- Directed by: Adrian Teh
- Screenplay by: Nazri Annuar;
- Story by: Hairul Azreen
- Produced by: Adrian Teh
- Starring: Hairul Azreen; Janna Nick; Amerul Affendi; Namron; Henley Hii; Theeban G; Josiah Hogan; Hafizul Kamal; Taufiq Hanafi;
- Cinematography: Yong Choon Lin
- Edited by: Lee Pai Seang
- Production company: ACT 2 Pictures
- Distributed by: Netflix
- Release date: 1 October 2020 (Netflix);
- Running time: 112 minutes
- Country: Malaysia
- Languages: Malay; English;

= Pasal Kau! =

2020 Malaysian action romantic comedy film

Pasal Kau!, also known as All Because of You!, is a 2020 Malaysian Malay-language action romantic comedy film. It tells the story of two hotel workers named Aiman and Jane, who discovers their feelings towards each other when the seaside luxury hotel is suddenly held hostage by kidnappers.

It was released on 1 October 2020 on Netflix.

The film is directed by Adrian Teh. It is the first Netflix Malaysian original film.

== Synopsis ==
Hotel staff Aiman (Hairul Azreen) is a happy-go-lucky boy working at a seaside resort hotel. His female colleague, Jane (Janna Nick) has a secret crush on him. One day Aiman falls in love with a guest Sofia.

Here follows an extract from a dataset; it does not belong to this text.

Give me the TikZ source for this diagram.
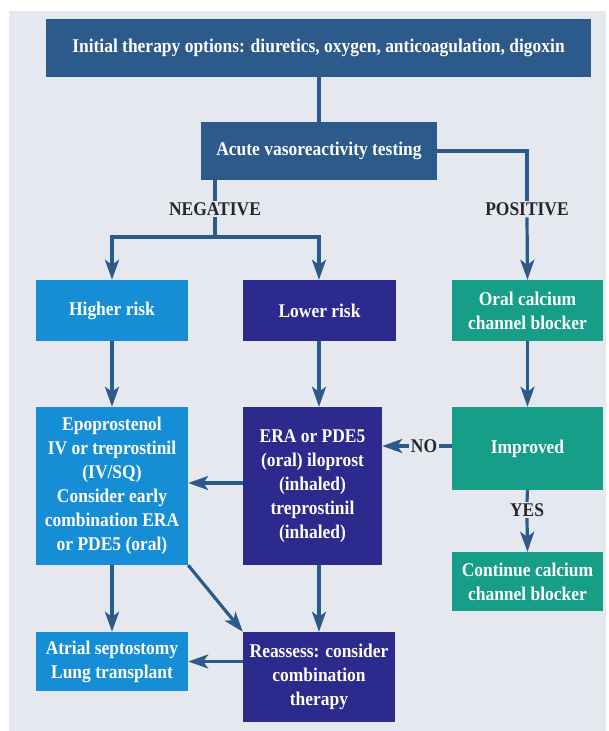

But things go worse when the hotel is suddenly held hostage by a group of kidnappers. Aiman and his friends must band together to come up with an action-packed plan to save the day. And Aiman might discover that his heart may lie with someone else after all. How will their story go?

== Cast ==

=== Main casts ===
- Hairul Azreen as Aiman
- Janna Nick as Jane
- Amerul Affendi as Parjo
- Henley Hii as Josh
- Namron as Maznan
- Theebaan G as MC
- Taufiq Hanafi as Wak
- Hafizul Kamal as Yop
- Josiah Hogan as Tengku Iskandar
- Sophia Albarakbah as Sofia
- Sugeeta Chandran as Maria
- Anna Jobling as Emelia

=== Other casts ===
- Ropie Cecupak as Jet
- Dain Iskandar Said as Duke
- Yayan Ruhian as Maman
- Jasmine Suraya Chin as herself
- Fify Azmi as Vee
- Ismi Melinda as Zain
- Adrian Teh as hotel staff

== Production ==
The film is adapted from an idea pitched by Hairul Azreen. It features almost all actors and actresses from director Adrian Teh's previous films PASKAL: The Movie (2018) and Wira (2019), with new cast Janna Nick as one of the main characters. It was filmed in Desaru Coast, Johor.

Originally scheduled to be released theatrically, the film was then bought by streaming platform Netflix as originals.